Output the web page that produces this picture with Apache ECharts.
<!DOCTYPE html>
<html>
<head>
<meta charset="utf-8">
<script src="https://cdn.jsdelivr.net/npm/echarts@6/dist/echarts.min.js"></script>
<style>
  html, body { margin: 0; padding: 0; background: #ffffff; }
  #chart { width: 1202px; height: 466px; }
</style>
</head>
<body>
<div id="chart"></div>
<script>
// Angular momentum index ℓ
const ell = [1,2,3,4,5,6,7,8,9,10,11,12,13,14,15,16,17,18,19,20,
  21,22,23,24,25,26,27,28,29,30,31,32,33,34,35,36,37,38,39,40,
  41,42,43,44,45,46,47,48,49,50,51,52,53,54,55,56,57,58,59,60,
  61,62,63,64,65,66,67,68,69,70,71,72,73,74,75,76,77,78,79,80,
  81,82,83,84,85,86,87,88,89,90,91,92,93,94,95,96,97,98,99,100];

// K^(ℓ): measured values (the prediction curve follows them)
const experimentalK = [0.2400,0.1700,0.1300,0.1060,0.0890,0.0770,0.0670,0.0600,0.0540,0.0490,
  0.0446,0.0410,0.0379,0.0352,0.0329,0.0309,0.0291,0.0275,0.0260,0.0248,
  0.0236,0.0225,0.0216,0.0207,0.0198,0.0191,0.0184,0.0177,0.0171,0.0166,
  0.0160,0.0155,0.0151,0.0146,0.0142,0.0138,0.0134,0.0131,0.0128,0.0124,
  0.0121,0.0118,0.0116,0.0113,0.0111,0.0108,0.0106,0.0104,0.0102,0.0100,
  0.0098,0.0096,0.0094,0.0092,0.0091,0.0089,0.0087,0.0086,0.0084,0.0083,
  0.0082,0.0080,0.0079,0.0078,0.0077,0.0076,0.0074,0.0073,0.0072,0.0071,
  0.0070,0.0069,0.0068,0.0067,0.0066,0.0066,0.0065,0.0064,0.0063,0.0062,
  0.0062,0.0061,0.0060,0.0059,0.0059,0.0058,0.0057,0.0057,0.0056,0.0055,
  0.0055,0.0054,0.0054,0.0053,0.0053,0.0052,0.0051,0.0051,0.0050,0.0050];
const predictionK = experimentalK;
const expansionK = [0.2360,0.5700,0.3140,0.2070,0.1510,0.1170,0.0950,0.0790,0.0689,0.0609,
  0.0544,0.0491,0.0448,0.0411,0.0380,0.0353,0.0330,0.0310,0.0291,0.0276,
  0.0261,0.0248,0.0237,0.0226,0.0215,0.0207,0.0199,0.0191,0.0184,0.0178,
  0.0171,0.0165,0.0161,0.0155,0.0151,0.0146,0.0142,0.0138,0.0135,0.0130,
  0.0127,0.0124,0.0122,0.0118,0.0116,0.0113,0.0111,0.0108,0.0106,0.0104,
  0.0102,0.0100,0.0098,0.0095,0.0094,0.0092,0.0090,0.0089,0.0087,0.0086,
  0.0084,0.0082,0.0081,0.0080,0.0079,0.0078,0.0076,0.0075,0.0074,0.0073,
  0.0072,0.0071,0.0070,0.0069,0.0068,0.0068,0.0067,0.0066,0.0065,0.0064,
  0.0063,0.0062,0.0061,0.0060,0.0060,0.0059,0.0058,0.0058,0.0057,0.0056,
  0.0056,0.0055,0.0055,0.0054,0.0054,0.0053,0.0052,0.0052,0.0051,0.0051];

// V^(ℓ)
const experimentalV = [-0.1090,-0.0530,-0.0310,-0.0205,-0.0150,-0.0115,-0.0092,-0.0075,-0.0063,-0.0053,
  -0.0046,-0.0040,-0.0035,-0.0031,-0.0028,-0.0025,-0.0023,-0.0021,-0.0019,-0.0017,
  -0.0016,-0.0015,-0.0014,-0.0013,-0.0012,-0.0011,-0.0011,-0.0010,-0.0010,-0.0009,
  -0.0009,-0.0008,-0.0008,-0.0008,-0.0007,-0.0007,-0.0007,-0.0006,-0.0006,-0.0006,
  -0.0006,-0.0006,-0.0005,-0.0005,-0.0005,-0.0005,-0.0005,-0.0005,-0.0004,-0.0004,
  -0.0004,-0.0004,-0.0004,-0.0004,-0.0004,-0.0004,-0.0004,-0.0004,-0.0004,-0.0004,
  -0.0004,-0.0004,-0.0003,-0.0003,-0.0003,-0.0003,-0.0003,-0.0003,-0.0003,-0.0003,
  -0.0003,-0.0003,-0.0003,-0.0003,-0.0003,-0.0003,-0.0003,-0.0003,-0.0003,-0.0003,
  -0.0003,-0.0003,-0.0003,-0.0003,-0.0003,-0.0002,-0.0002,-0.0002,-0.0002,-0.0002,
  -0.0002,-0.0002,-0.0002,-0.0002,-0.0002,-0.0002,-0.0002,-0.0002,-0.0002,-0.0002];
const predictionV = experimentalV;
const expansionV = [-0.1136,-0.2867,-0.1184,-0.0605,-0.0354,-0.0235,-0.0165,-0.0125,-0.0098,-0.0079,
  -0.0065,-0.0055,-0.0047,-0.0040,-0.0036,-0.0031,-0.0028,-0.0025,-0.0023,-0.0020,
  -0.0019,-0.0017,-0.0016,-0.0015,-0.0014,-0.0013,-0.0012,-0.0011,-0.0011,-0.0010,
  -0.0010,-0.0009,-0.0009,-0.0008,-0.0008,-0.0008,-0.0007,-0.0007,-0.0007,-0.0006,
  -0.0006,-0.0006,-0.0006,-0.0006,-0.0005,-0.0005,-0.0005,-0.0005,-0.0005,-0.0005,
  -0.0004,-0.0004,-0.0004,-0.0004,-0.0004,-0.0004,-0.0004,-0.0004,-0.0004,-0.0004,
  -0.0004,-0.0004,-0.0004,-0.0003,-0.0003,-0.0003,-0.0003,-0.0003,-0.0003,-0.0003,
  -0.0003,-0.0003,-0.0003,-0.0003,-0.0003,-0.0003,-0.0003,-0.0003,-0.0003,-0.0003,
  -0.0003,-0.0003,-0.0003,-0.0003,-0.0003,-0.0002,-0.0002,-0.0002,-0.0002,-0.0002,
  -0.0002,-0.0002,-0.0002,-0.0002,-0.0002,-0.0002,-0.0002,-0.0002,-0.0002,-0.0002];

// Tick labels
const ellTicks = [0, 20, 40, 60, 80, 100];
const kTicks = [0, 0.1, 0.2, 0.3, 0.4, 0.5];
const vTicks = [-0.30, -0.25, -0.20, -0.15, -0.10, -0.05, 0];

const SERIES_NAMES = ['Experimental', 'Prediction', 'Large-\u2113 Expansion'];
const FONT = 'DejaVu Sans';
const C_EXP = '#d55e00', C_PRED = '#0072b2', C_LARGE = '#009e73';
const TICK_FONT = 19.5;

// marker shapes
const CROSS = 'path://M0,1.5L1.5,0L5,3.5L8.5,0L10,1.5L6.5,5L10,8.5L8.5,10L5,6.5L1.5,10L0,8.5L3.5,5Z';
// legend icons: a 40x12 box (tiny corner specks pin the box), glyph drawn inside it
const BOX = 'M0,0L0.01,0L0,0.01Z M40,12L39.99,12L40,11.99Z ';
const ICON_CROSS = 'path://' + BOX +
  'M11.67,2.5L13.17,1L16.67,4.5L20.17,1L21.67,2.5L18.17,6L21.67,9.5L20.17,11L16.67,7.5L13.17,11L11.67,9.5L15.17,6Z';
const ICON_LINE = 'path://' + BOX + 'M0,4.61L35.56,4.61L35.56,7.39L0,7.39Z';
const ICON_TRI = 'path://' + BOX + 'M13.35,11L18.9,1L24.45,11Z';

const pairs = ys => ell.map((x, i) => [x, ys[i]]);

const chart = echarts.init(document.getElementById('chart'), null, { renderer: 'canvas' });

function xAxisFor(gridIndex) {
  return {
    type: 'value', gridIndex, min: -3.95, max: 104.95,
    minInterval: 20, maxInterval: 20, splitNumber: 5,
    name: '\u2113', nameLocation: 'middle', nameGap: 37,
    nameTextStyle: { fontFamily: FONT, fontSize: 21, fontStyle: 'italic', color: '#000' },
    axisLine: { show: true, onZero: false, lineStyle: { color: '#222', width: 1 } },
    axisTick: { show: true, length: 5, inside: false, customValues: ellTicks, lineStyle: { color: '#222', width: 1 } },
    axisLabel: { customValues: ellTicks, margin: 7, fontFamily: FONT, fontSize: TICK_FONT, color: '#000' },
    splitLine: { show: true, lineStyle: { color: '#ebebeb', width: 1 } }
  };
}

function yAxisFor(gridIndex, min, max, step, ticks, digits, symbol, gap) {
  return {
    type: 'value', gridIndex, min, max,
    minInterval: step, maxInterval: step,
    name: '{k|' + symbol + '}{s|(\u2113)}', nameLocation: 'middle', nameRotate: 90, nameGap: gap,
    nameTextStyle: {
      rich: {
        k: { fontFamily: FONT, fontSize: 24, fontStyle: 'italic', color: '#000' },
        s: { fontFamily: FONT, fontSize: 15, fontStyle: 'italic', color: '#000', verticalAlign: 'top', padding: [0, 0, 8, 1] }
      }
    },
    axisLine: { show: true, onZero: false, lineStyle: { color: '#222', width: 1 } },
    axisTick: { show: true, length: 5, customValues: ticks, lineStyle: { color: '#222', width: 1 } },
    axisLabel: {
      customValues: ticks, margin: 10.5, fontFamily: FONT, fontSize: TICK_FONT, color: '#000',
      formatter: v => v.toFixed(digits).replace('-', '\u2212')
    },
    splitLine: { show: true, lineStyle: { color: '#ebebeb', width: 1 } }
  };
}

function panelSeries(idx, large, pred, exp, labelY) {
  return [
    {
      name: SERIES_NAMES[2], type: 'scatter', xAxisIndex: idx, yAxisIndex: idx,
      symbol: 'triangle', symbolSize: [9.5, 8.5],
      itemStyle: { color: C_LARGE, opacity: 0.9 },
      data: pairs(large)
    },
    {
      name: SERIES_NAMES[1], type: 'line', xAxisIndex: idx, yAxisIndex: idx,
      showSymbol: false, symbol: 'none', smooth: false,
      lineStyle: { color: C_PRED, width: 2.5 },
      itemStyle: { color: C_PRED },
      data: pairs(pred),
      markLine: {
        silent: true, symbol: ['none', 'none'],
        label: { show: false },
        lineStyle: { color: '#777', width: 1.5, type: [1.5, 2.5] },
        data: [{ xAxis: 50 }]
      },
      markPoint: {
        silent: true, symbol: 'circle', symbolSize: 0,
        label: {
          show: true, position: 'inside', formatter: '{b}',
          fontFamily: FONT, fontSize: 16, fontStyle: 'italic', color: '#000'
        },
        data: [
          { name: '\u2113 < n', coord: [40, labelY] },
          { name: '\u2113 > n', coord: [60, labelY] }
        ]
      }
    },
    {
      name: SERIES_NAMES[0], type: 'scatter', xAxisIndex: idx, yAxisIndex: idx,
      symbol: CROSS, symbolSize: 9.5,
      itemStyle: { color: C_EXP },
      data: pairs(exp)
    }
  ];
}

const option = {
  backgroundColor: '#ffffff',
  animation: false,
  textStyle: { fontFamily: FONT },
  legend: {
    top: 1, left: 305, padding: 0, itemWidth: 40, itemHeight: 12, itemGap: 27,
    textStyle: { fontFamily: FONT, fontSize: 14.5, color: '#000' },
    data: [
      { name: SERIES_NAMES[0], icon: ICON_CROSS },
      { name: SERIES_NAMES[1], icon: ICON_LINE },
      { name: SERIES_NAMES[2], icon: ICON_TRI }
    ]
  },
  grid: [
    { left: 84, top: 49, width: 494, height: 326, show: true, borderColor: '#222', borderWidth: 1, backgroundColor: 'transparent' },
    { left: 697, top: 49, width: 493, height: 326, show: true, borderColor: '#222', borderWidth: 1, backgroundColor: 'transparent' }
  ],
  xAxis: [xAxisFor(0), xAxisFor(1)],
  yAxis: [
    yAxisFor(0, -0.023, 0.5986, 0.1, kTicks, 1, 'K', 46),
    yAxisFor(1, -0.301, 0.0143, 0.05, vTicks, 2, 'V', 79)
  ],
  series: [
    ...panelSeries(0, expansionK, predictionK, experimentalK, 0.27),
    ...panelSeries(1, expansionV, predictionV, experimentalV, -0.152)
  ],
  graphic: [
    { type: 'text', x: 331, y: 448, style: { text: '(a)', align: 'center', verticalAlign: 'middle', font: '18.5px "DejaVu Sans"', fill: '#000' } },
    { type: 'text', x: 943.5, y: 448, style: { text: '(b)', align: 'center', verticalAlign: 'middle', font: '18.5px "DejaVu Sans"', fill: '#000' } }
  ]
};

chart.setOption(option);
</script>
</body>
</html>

· · · · ·

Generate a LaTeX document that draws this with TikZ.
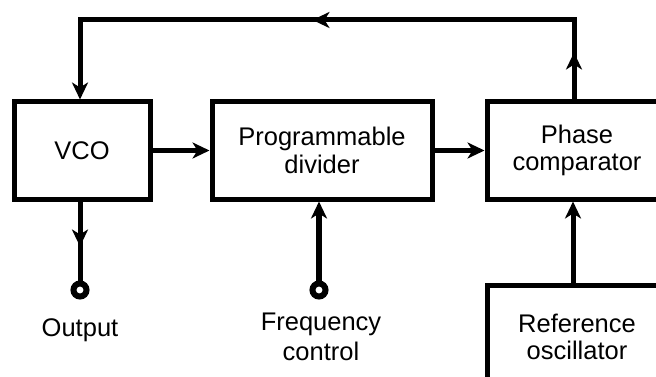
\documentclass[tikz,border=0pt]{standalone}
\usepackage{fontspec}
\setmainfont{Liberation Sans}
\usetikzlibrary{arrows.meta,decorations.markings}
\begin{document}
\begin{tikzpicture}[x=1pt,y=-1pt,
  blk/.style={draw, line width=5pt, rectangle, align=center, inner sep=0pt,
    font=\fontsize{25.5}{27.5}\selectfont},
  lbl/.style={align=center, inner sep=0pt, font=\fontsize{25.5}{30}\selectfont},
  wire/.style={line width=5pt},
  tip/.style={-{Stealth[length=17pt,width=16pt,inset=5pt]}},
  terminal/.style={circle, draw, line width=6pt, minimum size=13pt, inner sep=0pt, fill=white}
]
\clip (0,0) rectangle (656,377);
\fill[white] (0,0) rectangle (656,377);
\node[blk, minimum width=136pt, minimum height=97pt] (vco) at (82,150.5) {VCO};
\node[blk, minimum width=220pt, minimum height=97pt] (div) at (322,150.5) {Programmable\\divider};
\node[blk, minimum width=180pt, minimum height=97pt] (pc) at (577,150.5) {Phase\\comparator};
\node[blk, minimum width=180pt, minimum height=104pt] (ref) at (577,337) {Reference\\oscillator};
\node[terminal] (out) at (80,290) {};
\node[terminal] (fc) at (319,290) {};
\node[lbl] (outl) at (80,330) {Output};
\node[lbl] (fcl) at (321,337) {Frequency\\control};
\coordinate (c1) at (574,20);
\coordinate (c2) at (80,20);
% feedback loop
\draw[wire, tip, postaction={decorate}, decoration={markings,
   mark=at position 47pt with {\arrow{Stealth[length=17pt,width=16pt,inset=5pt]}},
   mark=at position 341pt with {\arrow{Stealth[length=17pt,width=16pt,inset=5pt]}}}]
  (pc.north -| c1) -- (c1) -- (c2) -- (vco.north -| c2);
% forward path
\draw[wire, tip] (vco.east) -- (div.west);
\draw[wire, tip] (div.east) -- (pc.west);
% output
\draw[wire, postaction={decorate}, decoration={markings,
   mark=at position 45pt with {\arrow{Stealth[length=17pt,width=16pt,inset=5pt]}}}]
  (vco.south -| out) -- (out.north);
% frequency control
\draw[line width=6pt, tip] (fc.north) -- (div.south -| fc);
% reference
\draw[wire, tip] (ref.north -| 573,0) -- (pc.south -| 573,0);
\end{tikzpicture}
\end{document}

· · · · ·

● The exercise: Extract, word for word, every line beginning with the one that holds "Output the web" and concluding with the one that holds "81,82,83,84,85,86,87,88,89,90,91,92,93,94,95,96,97,98,99,100];". Include both of those lines.

● Exercise output:
Output the web page that produces this picture with Apache ECharts.
<!DOCTYPE html>
<html>
<head>
<meta charset="utf-8">
<script src="https://cdn.jsdelivr.net/npm/echarts@6/dist/echarts.min.js"></script>
<style>
  html, body { margin: 0; padding: 0; background: #ffffff; }
  #chart { width: 1202px; height: 466px; }
</style>
</head>
<body>
<div id="chart"></div>
<script>
// Angular momentum index ℓ
const ell = [1,2,3,4,5,6,7,8,9,10,11,12,13,14,15,16,17,18,19,20,
  21,22,23,24,25,26,27,28,29,30,31,32,33,34,35,36,37,38,39,40,
  41,42,43,44,45,46,47,48,49,50,51,52,53,54,55,56,57,58,59,60,
  61,62,63,64,65,66,67,68,69,70,71,72,73,74,75,76,77,78,79,80,
  81,82,83,84,85,86,87,88,89,90,91,92,93,94,95,96,97,98,99,100];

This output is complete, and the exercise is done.